● **What you need to do**:
Copy out each line below that has the word "Give" in it.
******************************
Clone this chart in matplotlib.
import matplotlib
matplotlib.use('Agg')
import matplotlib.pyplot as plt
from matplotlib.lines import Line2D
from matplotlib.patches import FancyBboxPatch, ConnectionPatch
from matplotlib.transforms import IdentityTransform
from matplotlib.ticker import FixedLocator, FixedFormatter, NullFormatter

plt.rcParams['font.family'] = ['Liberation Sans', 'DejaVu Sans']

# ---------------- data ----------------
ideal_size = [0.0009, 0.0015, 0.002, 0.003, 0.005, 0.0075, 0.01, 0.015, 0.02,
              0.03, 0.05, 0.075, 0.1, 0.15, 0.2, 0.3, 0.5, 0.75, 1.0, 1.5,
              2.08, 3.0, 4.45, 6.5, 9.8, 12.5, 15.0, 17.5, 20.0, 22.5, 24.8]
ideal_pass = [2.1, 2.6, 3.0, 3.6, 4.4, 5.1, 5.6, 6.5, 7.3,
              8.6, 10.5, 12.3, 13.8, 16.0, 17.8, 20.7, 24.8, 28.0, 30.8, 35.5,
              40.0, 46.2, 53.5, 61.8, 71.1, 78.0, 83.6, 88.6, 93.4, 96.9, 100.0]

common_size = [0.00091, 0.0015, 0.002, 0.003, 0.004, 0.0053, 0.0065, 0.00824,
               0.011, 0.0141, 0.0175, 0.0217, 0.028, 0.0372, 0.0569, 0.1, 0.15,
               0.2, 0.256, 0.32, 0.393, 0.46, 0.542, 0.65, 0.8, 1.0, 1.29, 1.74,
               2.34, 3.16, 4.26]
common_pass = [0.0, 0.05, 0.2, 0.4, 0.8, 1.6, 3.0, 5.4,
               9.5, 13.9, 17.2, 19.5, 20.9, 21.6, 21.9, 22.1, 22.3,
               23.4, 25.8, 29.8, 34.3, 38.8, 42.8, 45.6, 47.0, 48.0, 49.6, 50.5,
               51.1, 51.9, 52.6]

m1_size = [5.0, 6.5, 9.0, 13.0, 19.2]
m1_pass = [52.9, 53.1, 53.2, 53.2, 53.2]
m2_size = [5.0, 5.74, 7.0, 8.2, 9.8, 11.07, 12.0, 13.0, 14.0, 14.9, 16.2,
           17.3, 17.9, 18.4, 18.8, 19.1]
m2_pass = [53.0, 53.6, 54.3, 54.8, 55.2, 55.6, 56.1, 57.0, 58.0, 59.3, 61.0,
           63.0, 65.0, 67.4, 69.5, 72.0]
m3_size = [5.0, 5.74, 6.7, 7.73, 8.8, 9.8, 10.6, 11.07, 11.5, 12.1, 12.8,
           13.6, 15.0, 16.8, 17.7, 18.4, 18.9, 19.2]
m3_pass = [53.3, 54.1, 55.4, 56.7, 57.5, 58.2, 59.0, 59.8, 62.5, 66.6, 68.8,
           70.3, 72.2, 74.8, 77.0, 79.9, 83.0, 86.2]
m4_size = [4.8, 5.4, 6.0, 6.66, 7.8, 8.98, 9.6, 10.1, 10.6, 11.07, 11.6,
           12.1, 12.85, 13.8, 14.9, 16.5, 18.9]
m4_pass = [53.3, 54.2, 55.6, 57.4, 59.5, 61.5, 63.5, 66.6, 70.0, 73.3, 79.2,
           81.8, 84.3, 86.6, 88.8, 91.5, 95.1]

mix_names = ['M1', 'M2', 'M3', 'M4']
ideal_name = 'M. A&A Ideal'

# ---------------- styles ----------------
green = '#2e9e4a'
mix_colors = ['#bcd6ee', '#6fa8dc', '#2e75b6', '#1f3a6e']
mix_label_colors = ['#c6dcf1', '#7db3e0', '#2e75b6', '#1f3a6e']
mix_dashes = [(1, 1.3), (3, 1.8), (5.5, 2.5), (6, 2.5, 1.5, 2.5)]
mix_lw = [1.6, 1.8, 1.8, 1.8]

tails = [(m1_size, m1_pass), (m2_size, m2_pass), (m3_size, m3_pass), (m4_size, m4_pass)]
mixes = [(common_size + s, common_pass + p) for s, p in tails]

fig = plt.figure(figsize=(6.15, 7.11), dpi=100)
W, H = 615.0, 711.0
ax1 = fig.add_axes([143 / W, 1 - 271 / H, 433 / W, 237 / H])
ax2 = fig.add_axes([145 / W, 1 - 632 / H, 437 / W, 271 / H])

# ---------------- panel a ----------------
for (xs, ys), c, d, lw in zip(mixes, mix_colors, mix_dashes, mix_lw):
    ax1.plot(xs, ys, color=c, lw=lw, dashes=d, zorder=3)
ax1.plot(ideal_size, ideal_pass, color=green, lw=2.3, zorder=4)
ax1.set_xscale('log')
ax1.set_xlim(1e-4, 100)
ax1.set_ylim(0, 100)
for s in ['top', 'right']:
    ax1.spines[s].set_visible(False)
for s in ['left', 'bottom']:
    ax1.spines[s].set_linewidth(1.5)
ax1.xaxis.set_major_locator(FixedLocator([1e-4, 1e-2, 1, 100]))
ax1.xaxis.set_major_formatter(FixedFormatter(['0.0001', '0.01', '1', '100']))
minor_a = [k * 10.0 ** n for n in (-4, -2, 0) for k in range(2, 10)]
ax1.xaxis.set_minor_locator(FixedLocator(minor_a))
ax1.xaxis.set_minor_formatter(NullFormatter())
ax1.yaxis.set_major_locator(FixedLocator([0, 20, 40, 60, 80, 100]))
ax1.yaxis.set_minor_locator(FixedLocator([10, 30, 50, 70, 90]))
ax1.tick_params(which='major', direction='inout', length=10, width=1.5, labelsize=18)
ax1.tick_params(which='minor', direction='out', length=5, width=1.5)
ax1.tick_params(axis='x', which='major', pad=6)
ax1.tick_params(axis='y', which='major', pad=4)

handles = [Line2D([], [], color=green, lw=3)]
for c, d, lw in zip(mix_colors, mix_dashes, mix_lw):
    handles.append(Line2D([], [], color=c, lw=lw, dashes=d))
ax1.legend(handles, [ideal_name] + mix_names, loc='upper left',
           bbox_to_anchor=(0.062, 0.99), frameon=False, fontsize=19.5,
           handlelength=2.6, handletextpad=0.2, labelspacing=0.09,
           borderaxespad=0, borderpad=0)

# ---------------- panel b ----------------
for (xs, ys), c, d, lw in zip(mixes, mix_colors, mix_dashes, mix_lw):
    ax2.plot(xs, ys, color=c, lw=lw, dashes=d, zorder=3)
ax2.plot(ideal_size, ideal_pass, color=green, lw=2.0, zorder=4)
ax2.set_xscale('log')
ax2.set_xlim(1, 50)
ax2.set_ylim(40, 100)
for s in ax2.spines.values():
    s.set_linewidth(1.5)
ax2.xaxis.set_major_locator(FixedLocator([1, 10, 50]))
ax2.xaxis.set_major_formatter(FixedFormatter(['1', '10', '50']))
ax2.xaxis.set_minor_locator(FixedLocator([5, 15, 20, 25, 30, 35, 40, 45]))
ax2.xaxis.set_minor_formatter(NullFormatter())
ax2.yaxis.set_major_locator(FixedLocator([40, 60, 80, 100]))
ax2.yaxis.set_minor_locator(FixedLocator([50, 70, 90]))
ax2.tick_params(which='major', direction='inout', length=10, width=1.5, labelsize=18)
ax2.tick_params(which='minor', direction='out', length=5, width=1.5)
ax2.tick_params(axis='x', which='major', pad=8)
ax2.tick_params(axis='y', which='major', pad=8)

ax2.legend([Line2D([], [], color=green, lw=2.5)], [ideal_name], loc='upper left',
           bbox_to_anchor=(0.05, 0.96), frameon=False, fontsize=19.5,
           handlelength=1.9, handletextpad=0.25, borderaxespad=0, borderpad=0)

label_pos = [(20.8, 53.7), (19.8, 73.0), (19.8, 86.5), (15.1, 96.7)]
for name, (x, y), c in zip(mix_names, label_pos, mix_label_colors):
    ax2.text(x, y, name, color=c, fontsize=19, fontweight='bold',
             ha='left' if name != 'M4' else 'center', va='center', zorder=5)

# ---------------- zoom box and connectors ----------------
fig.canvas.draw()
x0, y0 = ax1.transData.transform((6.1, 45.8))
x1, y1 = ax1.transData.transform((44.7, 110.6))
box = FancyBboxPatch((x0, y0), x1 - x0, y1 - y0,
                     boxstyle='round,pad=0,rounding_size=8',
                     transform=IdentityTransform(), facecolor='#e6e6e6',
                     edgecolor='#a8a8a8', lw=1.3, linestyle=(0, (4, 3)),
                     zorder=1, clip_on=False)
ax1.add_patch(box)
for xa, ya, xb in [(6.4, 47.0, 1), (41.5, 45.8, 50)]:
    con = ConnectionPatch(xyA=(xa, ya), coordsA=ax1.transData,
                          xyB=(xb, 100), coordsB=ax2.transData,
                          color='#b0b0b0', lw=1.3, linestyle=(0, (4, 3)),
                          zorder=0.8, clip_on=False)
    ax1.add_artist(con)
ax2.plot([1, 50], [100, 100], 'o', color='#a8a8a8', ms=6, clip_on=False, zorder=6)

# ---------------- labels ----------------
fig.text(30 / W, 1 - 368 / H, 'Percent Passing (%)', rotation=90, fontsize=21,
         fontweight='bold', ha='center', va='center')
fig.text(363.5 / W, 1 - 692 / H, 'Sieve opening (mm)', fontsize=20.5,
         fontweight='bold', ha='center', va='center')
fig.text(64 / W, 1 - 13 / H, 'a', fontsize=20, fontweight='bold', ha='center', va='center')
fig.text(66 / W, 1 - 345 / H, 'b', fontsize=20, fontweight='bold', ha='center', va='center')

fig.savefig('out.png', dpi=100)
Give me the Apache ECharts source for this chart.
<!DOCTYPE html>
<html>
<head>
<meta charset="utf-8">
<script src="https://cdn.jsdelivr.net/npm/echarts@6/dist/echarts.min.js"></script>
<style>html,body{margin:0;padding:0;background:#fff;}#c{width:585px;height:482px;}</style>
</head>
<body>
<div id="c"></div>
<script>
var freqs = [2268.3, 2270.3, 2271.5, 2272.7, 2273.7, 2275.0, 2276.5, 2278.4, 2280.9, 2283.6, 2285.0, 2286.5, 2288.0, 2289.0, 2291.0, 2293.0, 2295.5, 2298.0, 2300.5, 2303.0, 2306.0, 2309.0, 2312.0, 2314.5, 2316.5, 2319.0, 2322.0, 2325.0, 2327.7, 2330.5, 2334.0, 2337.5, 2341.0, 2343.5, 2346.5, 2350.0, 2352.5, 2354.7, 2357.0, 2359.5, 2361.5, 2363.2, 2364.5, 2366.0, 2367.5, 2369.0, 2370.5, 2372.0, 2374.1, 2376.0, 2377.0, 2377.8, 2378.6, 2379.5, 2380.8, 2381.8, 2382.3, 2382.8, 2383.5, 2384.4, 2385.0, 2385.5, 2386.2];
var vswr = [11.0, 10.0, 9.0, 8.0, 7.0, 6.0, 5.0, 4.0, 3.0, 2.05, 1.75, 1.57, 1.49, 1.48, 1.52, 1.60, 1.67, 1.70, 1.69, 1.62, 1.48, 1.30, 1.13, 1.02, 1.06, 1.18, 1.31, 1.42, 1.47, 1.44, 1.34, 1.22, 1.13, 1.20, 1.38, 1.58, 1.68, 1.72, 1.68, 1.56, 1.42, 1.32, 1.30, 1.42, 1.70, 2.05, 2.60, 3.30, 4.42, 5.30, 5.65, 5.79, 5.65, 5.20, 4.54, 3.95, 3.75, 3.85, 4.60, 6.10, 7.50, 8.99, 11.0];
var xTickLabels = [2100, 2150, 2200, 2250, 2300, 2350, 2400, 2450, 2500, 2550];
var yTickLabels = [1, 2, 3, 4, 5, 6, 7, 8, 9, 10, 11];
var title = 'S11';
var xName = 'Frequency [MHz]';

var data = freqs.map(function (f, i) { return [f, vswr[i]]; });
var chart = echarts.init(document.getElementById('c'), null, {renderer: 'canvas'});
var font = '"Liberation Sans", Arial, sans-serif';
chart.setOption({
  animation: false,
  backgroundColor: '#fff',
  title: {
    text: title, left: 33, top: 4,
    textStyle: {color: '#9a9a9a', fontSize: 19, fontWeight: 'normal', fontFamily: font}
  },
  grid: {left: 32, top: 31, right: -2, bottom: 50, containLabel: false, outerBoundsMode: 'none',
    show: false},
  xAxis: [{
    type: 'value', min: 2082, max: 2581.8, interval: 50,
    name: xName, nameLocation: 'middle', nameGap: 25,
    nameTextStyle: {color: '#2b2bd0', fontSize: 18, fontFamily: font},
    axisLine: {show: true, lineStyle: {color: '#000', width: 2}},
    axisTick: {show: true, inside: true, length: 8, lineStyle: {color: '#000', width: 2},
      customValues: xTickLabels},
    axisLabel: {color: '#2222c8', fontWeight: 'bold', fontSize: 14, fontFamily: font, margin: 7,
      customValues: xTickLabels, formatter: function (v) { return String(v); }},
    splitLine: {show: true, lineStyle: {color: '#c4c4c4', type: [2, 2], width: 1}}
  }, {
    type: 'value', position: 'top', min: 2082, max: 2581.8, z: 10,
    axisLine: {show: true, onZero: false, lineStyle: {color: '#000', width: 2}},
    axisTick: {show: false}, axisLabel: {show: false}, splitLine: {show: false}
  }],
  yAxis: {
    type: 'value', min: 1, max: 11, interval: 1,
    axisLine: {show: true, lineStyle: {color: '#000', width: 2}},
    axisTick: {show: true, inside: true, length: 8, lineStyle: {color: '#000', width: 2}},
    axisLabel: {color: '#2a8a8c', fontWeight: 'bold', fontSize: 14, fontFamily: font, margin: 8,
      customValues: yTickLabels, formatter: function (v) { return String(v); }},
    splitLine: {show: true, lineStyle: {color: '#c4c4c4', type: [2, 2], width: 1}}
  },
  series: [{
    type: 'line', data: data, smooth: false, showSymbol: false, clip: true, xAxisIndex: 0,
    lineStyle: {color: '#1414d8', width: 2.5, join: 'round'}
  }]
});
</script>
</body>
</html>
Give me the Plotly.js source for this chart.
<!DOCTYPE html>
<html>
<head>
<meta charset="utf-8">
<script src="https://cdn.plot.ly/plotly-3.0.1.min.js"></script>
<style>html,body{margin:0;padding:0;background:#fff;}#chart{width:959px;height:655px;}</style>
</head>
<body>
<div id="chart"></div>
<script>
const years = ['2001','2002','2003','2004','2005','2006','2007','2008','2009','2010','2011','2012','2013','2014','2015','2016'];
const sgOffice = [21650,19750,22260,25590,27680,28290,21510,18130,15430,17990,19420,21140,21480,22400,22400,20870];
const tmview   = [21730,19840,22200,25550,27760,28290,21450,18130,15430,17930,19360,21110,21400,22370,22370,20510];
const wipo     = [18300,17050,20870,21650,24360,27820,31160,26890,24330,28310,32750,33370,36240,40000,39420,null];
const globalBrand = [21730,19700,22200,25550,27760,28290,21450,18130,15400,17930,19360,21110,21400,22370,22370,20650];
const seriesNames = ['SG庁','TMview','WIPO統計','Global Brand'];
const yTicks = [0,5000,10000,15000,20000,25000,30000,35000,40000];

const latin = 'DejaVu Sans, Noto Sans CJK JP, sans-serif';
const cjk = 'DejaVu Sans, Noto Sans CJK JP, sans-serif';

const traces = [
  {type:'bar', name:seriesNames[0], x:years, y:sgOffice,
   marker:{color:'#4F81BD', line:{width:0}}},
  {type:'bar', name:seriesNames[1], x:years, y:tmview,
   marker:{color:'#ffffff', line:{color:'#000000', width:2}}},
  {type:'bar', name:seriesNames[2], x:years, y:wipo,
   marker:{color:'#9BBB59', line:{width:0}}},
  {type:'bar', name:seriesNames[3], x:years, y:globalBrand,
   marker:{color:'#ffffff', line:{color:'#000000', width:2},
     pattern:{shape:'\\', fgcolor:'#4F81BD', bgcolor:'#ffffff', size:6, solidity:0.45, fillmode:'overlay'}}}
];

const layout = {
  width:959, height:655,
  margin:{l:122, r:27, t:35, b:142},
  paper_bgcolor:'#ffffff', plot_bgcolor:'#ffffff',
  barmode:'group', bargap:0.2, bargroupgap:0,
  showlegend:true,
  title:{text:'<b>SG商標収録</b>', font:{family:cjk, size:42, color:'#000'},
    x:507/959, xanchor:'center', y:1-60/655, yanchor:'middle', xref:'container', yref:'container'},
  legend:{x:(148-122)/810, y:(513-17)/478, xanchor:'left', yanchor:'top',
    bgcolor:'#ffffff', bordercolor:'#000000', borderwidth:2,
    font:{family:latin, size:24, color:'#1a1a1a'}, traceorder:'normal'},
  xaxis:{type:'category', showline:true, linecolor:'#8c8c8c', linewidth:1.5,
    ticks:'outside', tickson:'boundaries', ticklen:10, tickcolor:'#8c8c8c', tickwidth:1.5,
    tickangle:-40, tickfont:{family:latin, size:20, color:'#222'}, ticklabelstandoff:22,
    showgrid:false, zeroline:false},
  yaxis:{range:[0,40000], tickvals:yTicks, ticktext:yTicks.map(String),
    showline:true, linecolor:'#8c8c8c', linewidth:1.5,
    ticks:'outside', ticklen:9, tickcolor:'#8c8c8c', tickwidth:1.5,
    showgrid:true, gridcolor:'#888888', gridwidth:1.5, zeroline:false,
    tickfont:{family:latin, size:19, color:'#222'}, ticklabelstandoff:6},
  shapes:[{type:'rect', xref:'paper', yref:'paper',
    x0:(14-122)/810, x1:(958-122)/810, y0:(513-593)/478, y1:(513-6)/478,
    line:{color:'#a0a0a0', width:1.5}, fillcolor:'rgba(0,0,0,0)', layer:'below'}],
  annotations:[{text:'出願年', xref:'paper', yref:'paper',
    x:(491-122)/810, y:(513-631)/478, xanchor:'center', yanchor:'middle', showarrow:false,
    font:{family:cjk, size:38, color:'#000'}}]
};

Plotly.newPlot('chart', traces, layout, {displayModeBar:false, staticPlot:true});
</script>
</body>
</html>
******************************
● **Completed exercise**:
Give me the Apache ECharts source for this chart.
Give me the Plotly.js source for this chart.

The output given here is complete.